Nach seiner Hochzeit in diesem Jahr will Ditscherlein seinen nächsten langen Dokumentarfilm beginnen. Ursprünglich wollte er über türkische Profimusiker in Deutschland erzählen, doch der politische Umschwung in der Türkei und die Flucht vieler türkischer Intellektueller vor dem Regime Erdogans haben seinen Blick verändert: „Ich kann natürlich auch einen Film machen über etwas vollkommen Unpolitisches, aber ich denke, dass die Leute eine Stimme verdient haben. Ich will ein bisschen Akzeptanz schaffen, warum sie überhaupt kommen.“

Diesmal will Ditscherlein mehr Zeit in die Vorbereitung seines Projektes stecken und Förderung an Land ziehen, „denn man merkt schon, dass man doch ein bisschen Geld benötigt, und am besten von Anfang an. Andererseits sage ich mir, wenn es kein Geld gibt, mach ich‘s trotzdem. Ich glaube, ich muss es irgendwie machen.“

Matthias Ditscherlein ist Kippelsteiner Filme.
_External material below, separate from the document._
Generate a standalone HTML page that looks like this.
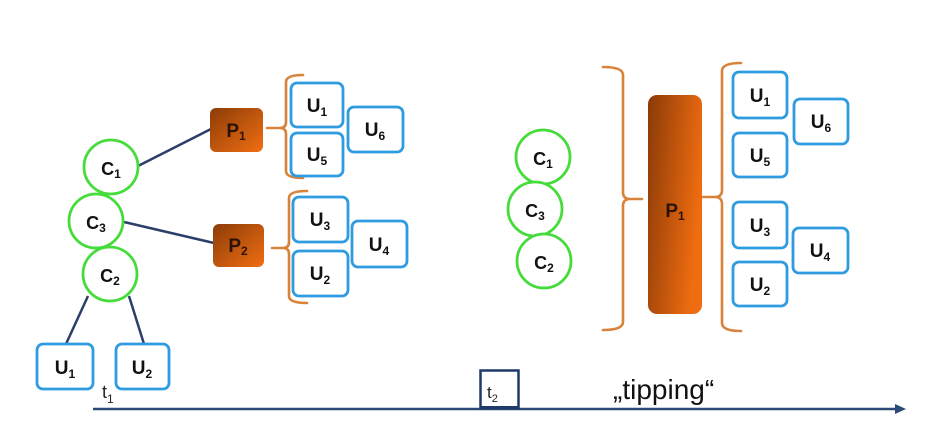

Hierzu zählt er unbedingt die regelmäßige Zusammenarbeit mit Freunden aus Leipzig, aus dem Vogtland und mit seinen Kollegen von Eulefilm aus Meißen, die sich auf Wissenschaftsfilme spezialisiert haben. Dabei betont er, dass ein Projekt immer nur mit vielen Leuten zusammen entstehen kann, deswegen funktioniere Kippelsteiner Filme auch eher als Netzwerk.
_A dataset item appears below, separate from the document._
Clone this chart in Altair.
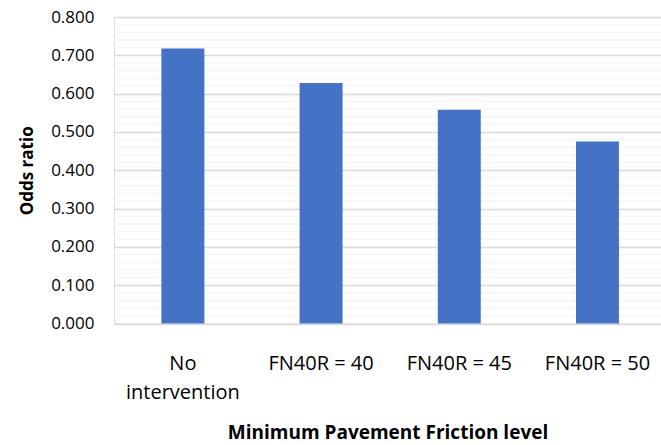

Auf meine Frage hin, was für ihn Glück ausmache, lächelt Ditscherlein und meint: „Man hatte mir mal gesagt, ich hätte mich noch nie richtig anstrengen müssen in meinem Leben, das fand ich eigentlich ganz schön fies. Es gibt mit Sicherheit Leute, die viel, viel mehr können als ich, die haben aber vielleicht nicht das Glück, im richtigen Moment die richtigen Leute zu treffen.“

Manchmal ist es wohl nicht nur die Idee, die einen antreibt, sondern die Menschen, die man zufällig zur richtigen Zeit trifft. Bei Ditscherlein scheint das so.